_Short problem_:
Retype exactly what appears below from the line containing "Write the Plotly code for this chart." down to the line containing "import plotly.graph_objects as go", keeping both end lines. Do not include pictures.

_Records for this task_:
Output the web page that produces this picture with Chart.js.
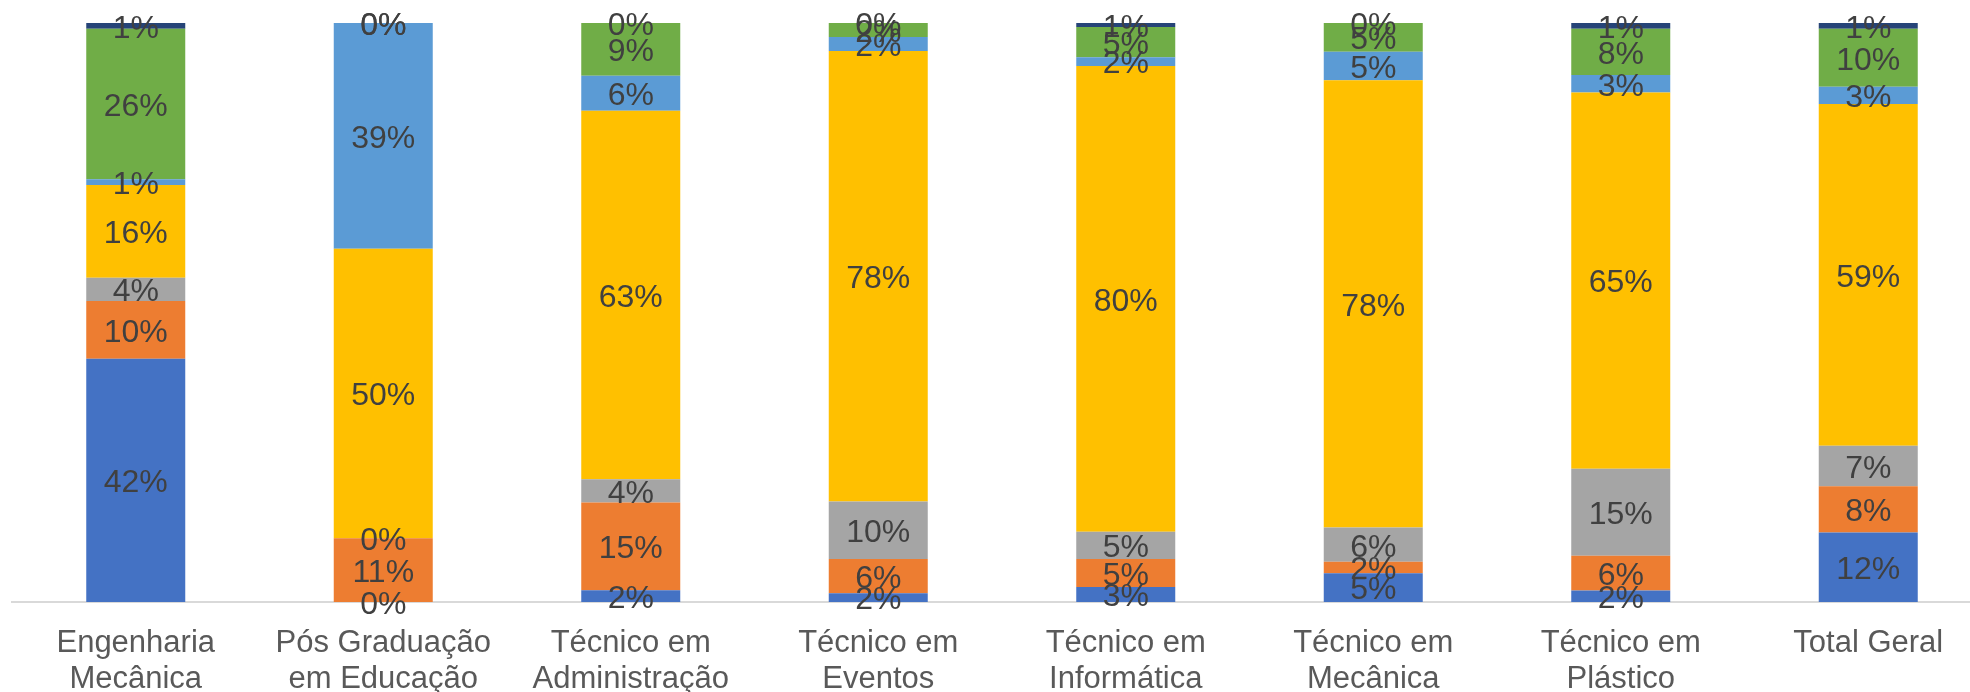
<!DOCTYPE html>
<html>
<head>
<meta charset="utf-8">
<script src="https://cdn.jsdelivr.net/npm/chart.js@4"></script>
<style>
 html, body { margin:0; padding:0; background:#fff; overflow:hidden; }
 #wrap { width:1992px; height:692px; position:relative; }
</style>
</head>
<body>
<div id="wrap"><canvas id="myChart"></canvas></div>
<script>
// categorias (eixo x)
const categorias = [
  ['Engenharia', 'Mecânica'],
  ['Pós Graduação', 'em Educação'],
  ['Técnico em', 'Administração'],
  ['Técnico em', 'Eventos'],
  ['Técnico em', 'Informática'],
  ['Técnico em', 'Mecânica'],
  ['Técnico em', 'Plástico'],
  'Total Geral'
];

// percentuais por série, de baixo para cima
const serie1 = [42, 0, 2, 1.5, 2.6, 5, 2, 12];
const serie2 = [10, 11, 15, 5.9, 4.8, 2, 6, 8];
const serie3 = [4, 0, 4, 9.9, 4.7, 6, 15, 7];
const serie4 = [16, 50, 63, 77.6, 80.4, 78, 65, 59];
const serie5 = [1, 39, 6, 2.4, 1.5, 5, 3, 3];
const serie6 = [26, 0, 9, 2.4, 5.2, 5, 8, 10];
const serie7 = [1, 0, 0, 0, 0.7, 0, 1, 1];

const series = [serie1, serie2, serie3, serie4, serie5, serie6, serie7];
const cores = ['#4472C4', '#ED7D31', '#A5A5A5', '#FFC000', '#5B9BD5', '#70AD47', '#264478'];

// total de cada coluna (para empilhar em 100%)
const totais = categorias.map((c, i) => series.reduce((s, arr) => s + arr[i], 0));

const fonte = "'Liberation Sans', Arial, sans-serif";

// rótulos de dados no centro de cada segmento
const rotulos = {
  id: 'rotulos',
  afterDatasetsDraw(chart) {
    const ctx = chart.ctx;
    ctx.save();
    ctx.font = '32px ' + fonte;
    ctx.fillStyle = '#404040';
    ctx.textAlign = 'center';
    ctx.textBaseline = 'middle';
    chart.data.datasets.forEach((ds, d) => {
      const meta = chart.getDatasetMeta(d);
      meta.data.forEach((el, i) => {
        const v = series[d][i];
        const y = (el.y + el.base) / 2 + 3;
        ctx.fillText(Math.round(v) + '%', el.x, y);
      });
    });
    ctx.restore();
  }
};

const ctx = document.getElementById('myChart').getContext('2d');
const myChart = new Chart(ctx, {
  type: 'bar',
  data: {
    labels: categorias,
    datasets: series.map((arr, d) => ({
      label: 'Série ' + (d + 1),
      data: arr.map((v, i) => v / totais[i] * 100),
      backgroundColor: cores[d],
      borderWidth: 0,
      barPercentage: 0.4,
      categoryPercentage: 1
    }))
  },
  options: {
    responsive: true,
    maintainAspectRatio: false,
    animation: false,
    layout: { padding: { top: 23, left: 12, right: 0, bottom: 0 } },
    plugins: {
      legend: { display: false },
      tooltip: { enabled: false }
    },
    scales: {
      x: {
        stacked: true,
        grid: { display: false },
        border: { display: true, color: '#D9D9D9', width: 2 },
        ticks: {
          color: '#595959',
          font: { family: fonte, size: 31, lineHeight: 1.17 },
          padding: 15,
          maxRotation: 0,
          autoSkip: false
        },
        afterFit: (scale) => { scale.height = 90; }
      },
      y: {
        stacked: true,
        display: false,
        min: 0,
        max: 100
      }
    }
  },
  plugins: [rotulos]
});
</script>
</body>
</html>
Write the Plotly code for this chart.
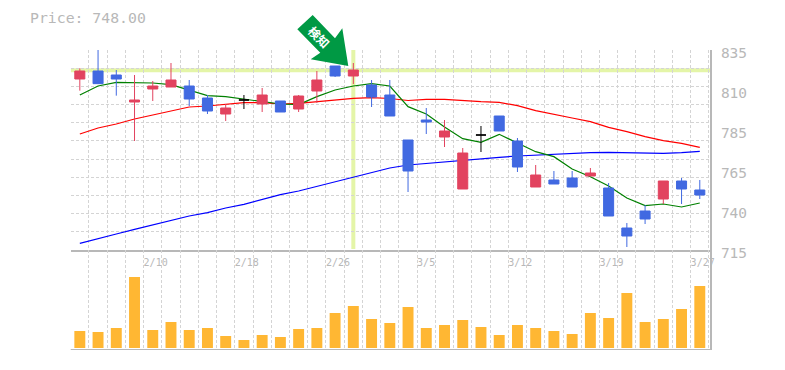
import plotly.graph_objects as go

idx = list(range(35))
open_ = [817.6,822.4,820,803.8,811.6,812.8,813.4,806.2,796.6,805,802.6,804.4,799.6,810.4,825.4,819.4,814,808,781,793,782.8,751.6,784,795.4,780.4,752.8,757,758.2,759.4,752.2,728.2,738.4,745.6,756.4,751]
high = [824,835,823,820,816.4,827.2,817,808,802.6,808,812.2,804.4,808,822.4,825.4,827.2,817,817,781,800.2,793,776.2,789.4,795.4,782.2,766,762.4,762.4,764.2,755.2,731.2,742,756.4,758.2,757]
low = [810.6,814.8,807.6,780.4,804.4,812.8,801.4,796.6,792.4,799.6,797.8,797.8,797.8,803.2,818.8,814.6,800.8,795.4,749.8,784.6,776.8,751.6,773.8,786.4,761.8,752.8,754.6,752.8,759.4,735.4,716.8,730.6,742.6,742.6,745.6]
close = [822.4,814.8,817.6,805,813.4,817,805.6,798.4,800.2,805,808,797.8,807.4,817,819.4,823,806.8,795.4,762.4,791.8,786.4,773.2,784,786.4,764.8,760,754.6,752.8,761.2,735.4,723.4,733.6,756.4,751.6,748]
ma_short = [808,813.4,815.6,815.6,815.2,814.2,811,807.6,807,805.4,804,802.6,802.2,807,811,813.4,814.8,813.4,801,796.6,788.8,781.8,779.6,784.4,779.2,774,771,763.6,759,753.4,746.2,741.6,742.6,740.8,743.2]
ma_mid = [784.6,788.2,790.6,793.6,796,798.6,800.8,801.4,802.6,803.4,803.4,802.6,803,804,805.4,806,806.4,805.9,804.7,805.4,805.4,804.6,804,803.6,801.6,798.6,796.6,794.2,792,788.6,786,783,780.6,779,776.6]
ma_long = [719,722,724.6,727.4,730,733,735.4,737.4,740.2,742.4,745.2,748.2,750.4,753.2,755.8,758.8,761.4,764.2,766,767,767.6,768.6,769.8,770.6,771.4,772,772.4,773,773.4,773.6,773.4,773,773,773.4,774.2]
volume = [17,16,20,71,18,26,18,20,12,8,13,11,19,20,35,42,29,25,41,20,23,28,21,13,23,20,17,14,35,30,55,26,29,39,62]
date_ticks = [3.5,8.5,13.5,18.5,23.5,28.5,33.5]
date_labels = ["2/10","2/18","2/26","3/5\u00a0","3/12","3/19","3/27"]
price_ticks = [715,739,763,787,811,835]
price_labels = ["715","740","765","785","810","835"]
grid_prices = [715 + 120 / 11 * i for i in range(12)]

W, H = 785, 370
GREY = "#b8b8b8"
GRID = "#d4d4d4"
MONO = "DejaVu Sans Mono"
RED = "#e2435f"
BLUE = "#4169e1"

def px(x): return x / W
def py(y): return 1 - y / H

fig = go.Figure()
for vals, col in ((ma_long, "#0000ff"), (ma_mid, "#ff0000"), (ma_short, "#008000")):
    fig.add_trace(go.Scatter(x=idx, y=vals, mode="lines", line=dict(color=col, width=1.2),
                             xaxis="x", yaxis="y", showlegend=False))

plain = [i for i in idx if open_[i] != close[i]]
doji = [i for i in idx if open_[i] == close[i]]
for sel, up, down in ((plain, RED, BLUE), (doji, "#000000", "#000000")):
    fig.add_trace(go.Candlestick(
        x=sel, open=[open_[i] for i in sel], high=[high[i] for i in sel],
        low=[low[i] for i in sel], close=[close[i] for i in sel],
        increasing=dict(line=dict(color=up, width=1), fillcolor=up),
        decreasing=dict(line=dict(color=down, width=1), fillcolor=down),
        whiskerwidth=0, xaxis="x", yaxis="y3", showlegend=False))

fig.add_trace(go.Bar(x=idx, y=volume, width=0.6, marker=dict(color="#ffb733", line_width=0),
                     xaxis="x2", yaxis="y2", showlegend=False))

grid = dict(showgrid=True, gridcolor=GRID, gridwidth=1, griddash="3px,2px")
xrange_ = [-0.5, 34.56]
fig.update_layout(
    width=W, height=H, margin=dict(l=0, r=0, t=0, b=0, autoexpand=False), autosize=False,
    paper_bgcolor="white", plot_bgcolor="white", boxmode="overlay", boxgap=0.45, boxgroupgap=0,
    font=dict(family=MONO, color=GREY),
    xaxis=dict(domain=[px(70.7), px(710)], range=xrange_, anchor="y", tick0=-0.5, dtick=1,
               showticklabels=False, ticks="", zeroline=False, rangeslider=dict(visible=False),
               showline=True, linecolor=GREY, linewidth=2, **grid),
    yaxis=dict(domain=[py(250), py(50)], range=[715, 835], anchor="x", side="right",
               tickvals=price_ticks, ticktext=price_labels, ticks="", showgrid=False,
               zeroline=False, showline=True, linecolor=GREY, linewidth=2,
               tickfont=dict(family=MONO, size=14.5, color=GREY),
               ticklabelshift=3, ticklabelstandoff=6, ticklabeloverflow="allow",
               minor=dict(tickvals=grid_prices, ticks="", **grid)),
    yaxis3=dict(overlaying="y", range=[715, 835], side="right", anchor="x", showgrid=False,
                showticklabels=False, ticks="", zeroline=False),
    xaxis2=dict(domain=[px(70.7), px(710)], range=xrange_, anchor="y2", side="top",
                tickvals=date_ticks, ticktext=date_labels, ticks="",
                ticklabelposition="inside", ticklabelshift=12, ticklabelstandoff=6,
                ticklabeloverflow="allow", tickfont=dict(family=MONO, size=10, color=GREY),
                zeroline=False, showline=False, showgrid=False,
                minor=dict(tick0=-0.5, dtick=1, ticks="", **grid)),
    yaxis2=dict(domain=[py(350), py(250)], range=[-2, 98], anchor="x2", side="right",
                showgrid=False, showticklabels=False, ticks="", zeroline=False,
                showline=True, linecolor=GREY, linewidth=2),
)

HILITE = "#e4f5a8"
fig.add_shape(type="line", xref="x", yref="y", x0=-0.5, x1=34.56, y0=822.8, y1=822.8,
              line=dict(color=HILITE, width=4), layer="below")
fig.add_shape(type="line", xref="x", yref="y", x0=15, x1=15, y0=715.6, y1=835,
              line=dict(color=HILITE, width=4), layer="below")
fig.add_shape(type="line", xref="x2 domain", yref="y2", x0=0, x1=1, y0=-2, y1=-2,
              line=dict(color=GREY, width=2), layer="above")

arrow = [(312.7, 15), (297.3, 29.3), (320.3, 52.7), (310.7, 59.3), (348.3, 66), (342.3, 28.3), (335, 38.3)]
path = "M " + " L ".join(f"{px(x):.5f} {py(y):.5f}" for x, y in arrow) + " Z"
fig.add_shape(type="path", xref="paper", yref="paper", path=path,
              fillcolor="#009944", line=dict(width=0), layer="above")
fig.add_annotation(xref="paper", yref="paper", x=px(319), y=py(37), text="<b>検知</b>", textangle=45,
                   showarrow=False, font=dict(family="Noto Sans CJK JP", size=12, color="white"),
                   xanchor="center", yanchor="middle")
fig.add_annotation(xref="paper", yref="paper", x=px(30), y=py(18), text="Price: 748.00",
                   showarrow=False, font=dict(family=MONO, size=14.8, color=GREY),
                   xanchor="left", yanchor="middle", xshift=-2)

fig.write_html("out.html", config=dict(displayModeBar=False),
               post_script="document.body.style.margin='0';")
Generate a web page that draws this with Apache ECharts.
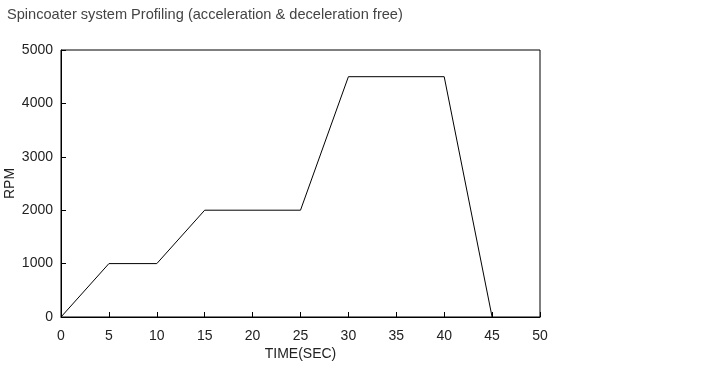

_Response to this exercise_:
Write the Plotly code for this chart.
import plotly.graph_objects as go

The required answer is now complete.